**Request**
Count each line in which the word "Convert" appears. Reply with the total and nothing more.

**Supplied data**
┌────────

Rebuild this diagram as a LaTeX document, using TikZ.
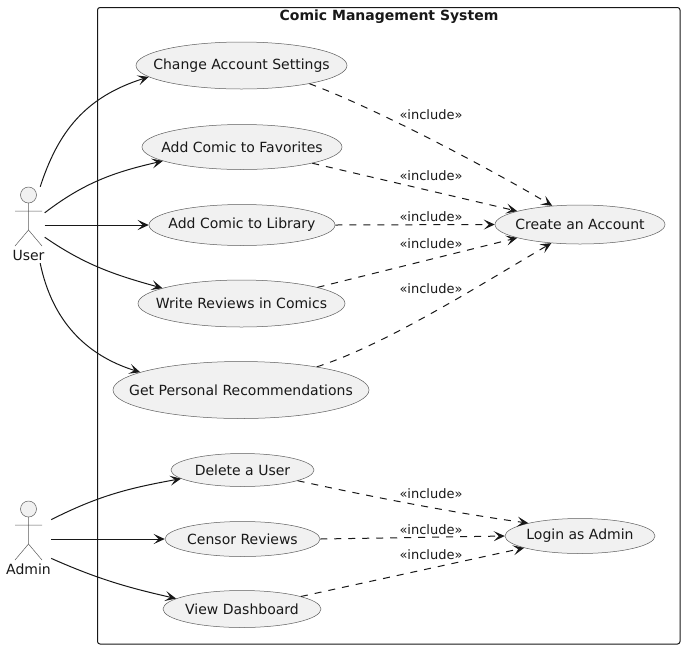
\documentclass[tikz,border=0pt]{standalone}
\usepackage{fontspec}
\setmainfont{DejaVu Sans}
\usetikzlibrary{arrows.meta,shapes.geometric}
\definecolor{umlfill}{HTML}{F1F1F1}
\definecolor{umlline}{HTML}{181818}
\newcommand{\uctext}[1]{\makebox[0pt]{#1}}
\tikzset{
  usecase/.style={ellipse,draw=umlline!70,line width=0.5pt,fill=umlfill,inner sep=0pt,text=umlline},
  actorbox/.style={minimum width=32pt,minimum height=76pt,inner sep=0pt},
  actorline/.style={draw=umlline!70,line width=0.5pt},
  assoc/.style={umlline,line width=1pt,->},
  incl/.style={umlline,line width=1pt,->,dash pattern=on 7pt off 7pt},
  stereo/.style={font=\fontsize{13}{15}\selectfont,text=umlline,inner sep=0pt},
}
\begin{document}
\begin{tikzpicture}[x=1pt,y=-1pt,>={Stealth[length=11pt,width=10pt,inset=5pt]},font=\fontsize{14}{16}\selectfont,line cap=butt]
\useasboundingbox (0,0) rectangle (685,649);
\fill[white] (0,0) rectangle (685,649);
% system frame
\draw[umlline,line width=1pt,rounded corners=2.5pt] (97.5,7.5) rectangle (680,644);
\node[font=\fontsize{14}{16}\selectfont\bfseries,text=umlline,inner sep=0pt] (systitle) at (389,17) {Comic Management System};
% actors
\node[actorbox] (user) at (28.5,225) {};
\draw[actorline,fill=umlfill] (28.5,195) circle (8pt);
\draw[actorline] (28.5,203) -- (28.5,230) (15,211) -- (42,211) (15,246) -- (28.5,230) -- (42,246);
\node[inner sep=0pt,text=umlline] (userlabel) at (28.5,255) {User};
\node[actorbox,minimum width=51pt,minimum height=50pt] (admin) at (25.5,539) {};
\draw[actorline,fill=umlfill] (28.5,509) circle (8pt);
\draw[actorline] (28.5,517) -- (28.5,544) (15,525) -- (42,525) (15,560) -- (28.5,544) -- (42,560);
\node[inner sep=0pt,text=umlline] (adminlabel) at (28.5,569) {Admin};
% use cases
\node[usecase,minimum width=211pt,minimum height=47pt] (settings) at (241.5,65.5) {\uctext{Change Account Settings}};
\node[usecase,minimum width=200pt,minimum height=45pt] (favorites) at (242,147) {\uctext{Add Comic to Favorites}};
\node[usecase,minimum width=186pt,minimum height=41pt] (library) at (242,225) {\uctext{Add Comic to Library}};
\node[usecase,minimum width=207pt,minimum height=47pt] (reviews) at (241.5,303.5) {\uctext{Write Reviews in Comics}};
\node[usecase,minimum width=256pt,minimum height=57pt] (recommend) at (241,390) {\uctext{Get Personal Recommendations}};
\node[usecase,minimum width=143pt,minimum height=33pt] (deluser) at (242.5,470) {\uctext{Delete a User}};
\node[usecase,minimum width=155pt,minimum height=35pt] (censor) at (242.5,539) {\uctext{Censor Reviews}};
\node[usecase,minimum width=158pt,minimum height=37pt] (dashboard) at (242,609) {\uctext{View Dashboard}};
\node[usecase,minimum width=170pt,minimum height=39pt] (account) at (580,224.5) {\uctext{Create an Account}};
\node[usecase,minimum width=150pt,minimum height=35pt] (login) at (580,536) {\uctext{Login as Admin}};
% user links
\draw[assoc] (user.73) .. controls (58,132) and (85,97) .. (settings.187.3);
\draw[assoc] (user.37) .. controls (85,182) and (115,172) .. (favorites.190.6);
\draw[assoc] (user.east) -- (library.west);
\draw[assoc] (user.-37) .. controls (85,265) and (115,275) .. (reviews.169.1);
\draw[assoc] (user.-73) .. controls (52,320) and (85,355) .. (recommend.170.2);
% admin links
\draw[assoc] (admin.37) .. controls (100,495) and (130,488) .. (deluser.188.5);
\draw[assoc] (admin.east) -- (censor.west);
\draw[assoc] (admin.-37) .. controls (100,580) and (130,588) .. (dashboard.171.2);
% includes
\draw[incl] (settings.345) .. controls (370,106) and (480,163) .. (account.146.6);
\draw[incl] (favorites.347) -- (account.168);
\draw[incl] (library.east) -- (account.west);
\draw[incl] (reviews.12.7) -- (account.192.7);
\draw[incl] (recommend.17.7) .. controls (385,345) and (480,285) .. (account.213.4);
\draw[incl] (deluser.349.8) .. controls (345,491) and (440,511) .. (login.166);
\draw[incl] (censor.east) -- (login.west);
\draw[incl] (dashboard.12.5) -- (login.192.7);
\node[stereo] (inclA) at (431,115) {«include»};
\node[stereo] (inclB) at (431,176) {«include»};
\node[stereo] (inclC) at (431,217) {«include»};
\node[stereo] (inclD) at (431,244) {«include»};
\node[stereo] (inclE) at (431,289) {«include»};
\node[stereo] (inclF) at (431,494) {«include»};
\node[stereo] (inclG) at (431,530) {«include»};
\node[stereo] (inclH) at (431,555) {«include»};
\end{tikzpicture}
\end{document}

└────────
┌────────

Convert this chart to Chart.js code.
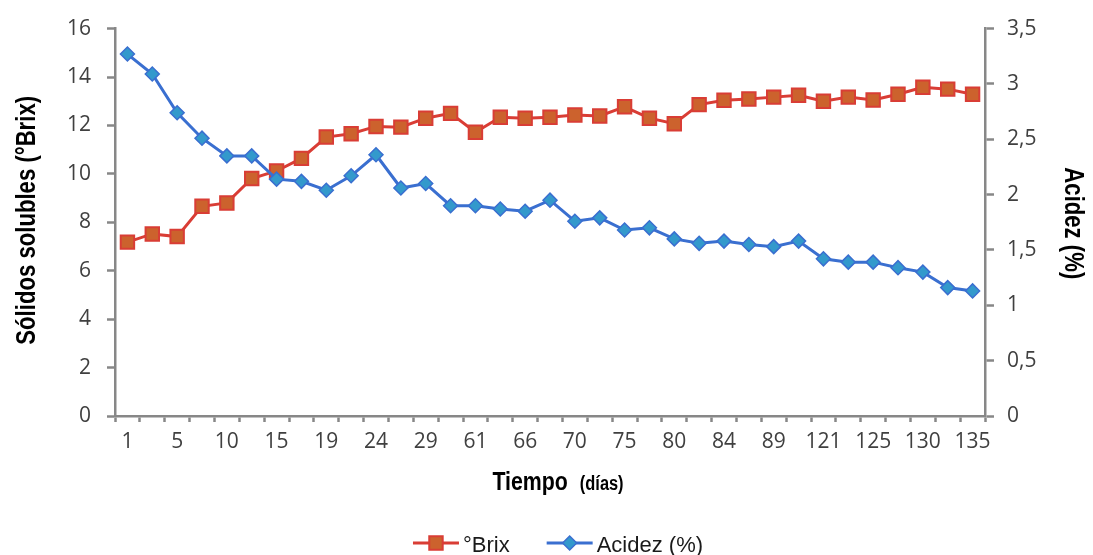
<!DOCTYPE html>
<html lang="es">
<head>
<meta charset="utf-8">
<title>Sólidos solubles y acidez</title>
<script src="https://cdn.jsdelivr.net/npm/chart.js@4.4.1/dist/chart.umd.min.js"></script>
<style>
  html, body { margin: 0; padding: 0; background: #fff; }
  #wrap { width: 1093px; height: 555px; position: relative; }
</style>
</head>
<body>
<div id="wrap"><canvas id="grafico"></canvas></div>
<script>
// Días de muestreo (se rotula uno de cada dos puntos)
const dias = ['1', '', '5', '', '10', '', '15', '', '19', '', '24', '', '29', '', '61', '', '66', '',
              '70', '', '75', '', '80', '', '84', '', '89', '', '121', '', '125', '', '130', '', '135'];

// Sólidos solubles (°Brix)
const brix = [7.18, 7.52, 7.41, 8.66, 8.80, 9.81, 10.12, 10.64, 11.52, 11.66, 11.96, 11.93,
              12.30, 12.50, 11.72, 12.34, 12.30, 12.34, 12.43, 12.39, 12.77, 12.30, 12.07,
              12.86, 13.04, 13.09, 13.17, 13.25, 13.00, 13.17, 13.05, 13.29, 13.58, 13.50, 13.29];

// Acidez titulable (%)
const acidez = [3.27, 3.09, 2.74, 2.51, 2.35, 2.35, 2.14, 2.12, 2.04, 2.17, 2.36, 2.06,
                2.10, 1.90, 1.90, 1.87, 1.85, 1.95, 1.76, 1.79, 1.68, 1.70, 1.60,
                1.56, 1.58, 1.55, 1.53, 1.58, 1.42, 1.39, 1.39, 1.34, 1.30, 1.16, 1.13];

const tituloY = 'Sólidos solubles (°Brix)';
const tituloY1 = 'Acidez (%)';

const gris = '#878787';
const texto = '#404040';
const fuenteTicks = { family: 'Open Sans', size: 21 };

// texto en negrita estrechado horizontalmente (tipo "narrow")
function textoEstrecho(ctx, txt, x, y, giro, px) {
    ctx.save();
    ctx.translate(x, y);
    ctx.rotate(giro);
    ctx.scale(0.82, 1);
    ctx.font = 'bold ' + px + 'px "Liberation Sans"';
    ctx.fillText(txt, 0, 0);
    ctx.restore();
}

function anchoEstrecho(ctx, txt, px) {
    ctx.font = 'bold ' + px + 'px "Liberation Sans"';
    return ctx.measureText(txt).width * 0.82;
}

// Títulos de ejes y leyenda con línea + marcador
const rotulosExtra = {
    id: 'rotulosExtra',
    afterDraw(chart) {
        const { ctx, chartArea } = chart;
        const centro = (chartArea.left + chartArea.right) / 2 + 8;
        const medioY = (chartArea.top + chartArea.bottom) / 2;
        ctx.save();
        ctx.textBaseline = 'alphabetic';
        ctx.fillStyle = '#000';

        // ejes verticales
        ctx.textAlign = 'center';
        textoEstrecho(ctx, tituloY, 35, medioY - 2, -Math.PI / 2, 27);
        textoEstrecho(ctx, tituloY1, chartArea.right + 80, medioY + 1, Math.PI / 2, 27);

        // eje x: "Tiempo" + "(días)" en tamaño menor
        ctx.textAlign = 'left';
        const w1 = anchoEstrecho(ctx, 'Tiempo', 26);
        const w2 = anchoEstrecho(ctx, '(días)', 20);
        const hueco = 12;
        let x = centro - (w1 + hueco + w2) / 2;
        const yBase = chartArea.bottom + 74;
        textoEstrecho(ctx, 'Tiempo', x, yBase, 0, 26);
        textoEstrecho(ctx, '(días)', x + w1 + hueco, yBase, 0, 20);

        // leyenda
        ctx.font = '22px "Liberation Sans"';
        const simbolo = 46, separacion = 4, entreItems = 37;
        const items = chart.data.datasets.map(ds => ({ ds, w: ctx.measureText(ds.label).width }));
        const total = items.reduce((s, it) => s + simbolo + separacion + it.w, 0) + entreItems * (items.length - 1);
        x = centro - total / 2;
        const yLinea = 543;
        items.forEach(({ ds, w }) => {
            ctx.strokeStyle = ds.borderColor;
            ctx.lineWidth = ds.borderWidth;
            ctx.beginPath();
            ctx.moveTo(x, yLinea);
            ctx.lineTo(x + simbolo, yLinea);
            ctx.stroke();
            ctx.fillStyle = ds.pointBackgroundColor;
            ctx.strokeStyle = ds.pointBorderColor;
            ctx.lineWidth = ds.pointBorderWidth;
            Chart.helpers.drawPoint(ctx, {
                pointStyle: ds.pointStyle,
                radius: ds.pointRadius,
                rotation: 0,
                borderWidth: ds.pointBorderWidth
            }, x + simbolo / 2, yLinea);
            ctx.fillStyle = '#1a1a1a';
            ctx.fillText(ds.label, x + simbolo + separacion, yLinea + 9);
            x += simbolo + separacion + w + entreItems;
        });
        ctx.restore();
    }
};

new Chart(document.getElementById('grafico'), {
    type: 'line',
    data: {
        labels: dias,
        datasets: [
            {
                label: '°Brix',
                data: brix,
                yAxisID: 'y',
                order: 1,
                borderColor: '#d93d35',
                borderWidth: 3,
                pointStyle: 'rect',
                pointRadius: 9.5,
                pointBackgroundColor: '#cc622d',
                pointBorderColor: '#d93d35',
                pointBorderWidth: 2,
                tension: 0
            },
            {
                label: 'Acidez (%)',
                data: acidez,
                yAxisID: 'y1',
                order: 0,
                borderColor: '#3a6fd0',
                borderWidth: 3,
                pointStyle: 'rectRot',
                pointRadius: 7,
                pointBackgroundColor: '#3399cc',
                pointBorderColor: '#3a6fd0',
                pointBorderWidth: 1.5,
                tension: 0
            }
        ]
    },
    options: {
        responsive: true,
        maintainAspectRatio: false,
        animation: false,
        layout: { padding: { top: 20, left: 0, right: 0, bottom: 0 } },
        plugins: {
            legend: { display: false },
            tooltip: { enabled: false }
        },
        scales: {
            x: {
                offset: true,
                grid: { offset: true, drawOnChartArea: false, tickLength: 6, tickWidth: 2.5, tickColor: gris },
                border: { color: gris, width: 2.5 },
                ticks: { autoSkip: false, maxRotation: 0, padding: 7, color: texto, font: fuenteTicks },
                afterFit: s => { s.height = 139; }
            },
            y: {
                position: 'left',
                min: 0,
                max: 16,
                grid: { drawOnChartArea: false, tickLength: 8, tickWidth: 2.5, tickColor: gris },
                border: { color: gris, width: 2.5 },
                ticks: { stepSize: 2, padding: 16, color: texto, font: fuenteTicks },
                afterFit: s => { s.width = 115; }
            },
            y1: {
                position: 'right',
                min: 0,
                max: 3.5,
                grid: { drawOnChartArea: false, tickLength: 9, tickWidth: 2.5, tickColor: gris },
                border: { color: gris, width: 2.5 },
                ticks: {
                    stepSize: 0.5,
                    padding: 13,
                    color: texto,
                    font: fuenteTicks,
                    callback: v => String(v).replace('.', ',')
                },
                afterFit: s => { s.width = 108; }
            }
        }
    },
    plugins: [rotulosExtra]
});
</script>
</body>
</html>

└────────
┌────────

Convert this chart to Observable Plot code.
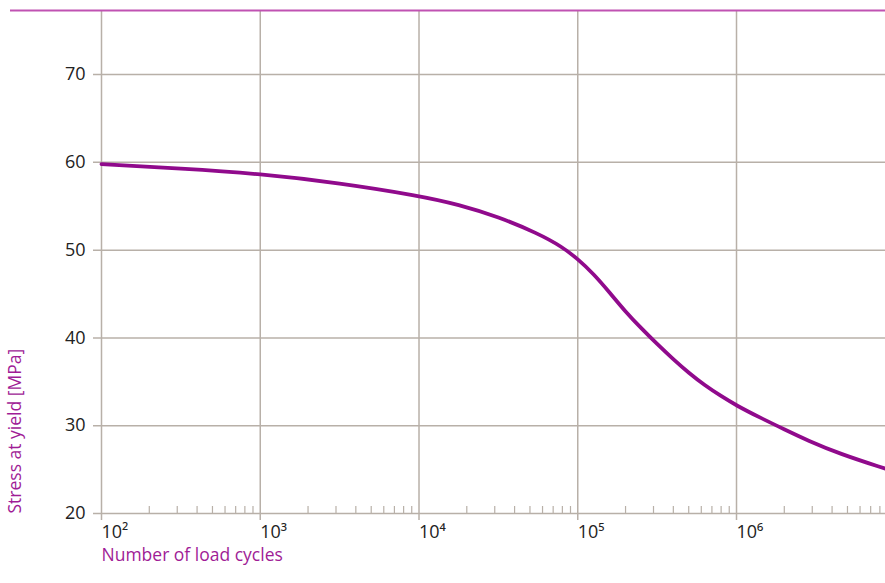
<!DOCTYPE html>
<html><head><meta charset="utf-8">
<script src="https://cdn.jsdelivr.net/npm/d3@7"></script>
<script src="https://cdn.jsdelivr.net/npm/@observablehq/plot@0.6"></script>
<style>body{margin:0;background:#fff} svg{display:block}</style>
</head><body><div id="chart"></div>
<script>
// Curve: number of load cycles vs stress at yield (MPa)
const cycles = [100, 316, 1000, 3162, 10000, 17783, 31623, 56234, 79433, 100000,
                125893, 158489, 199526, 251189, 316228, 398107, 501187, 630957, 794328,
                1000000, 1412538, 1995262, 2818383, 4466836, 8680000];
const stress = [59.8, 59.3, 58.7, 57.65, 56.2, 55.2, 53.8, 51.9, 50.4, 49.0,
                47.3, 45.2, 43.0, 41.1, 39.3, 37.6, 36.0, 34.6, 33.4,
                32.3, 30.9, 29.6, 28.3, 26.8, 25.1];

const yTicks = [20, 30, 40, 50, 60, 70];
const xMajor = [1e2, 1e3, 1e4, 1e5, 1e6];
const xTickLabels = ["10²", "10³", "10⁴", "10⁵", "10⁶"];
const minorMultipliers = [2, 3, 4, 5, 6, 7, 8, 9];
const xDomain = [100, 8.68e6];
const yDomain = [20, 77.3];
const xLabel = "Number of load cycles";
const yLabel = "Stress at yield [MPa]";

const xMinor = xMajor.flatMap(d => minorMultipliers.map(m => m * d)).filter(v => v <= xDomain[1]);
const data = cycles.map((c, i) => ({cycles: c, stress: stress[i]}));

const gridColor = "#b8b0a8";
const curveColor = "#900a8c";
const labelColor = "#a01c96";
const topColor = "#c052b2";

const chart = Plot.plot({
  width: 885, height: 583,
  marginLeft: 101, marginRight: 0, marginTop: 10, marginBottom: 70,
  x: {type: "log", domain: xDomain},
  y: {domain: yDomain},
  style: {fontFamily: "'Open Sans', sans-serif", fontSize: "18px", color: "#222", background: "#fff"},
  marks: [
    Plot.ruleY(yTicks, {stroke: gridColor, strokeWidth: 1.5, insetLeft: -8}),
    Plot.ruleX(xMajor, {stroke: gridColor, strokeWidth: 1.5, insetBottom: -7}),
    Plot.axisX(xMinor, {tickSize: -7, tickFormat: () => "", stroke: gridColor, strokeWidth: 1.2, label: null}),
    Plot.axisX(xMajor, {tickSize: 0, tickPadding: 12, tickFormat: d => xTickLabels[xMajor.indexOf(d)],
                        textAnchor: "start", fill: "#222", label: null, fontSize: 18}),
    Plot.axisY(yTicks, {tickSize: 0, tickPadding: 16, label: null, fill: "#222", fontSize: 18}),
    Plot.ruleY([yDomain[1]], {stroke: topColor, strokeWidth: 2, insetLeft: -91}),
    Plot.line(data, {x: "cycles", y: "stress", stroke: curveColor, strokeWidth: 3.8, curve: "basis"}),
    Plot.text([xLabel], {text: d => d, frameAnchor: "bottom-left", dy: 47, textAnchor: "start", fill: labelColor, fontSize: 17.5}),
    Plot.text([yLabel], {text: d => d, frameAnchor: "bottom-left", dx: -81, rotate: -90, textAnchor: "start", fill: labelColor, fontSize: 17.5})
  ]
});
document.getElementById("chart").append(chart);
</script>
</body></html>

└────────

**Expected output**
2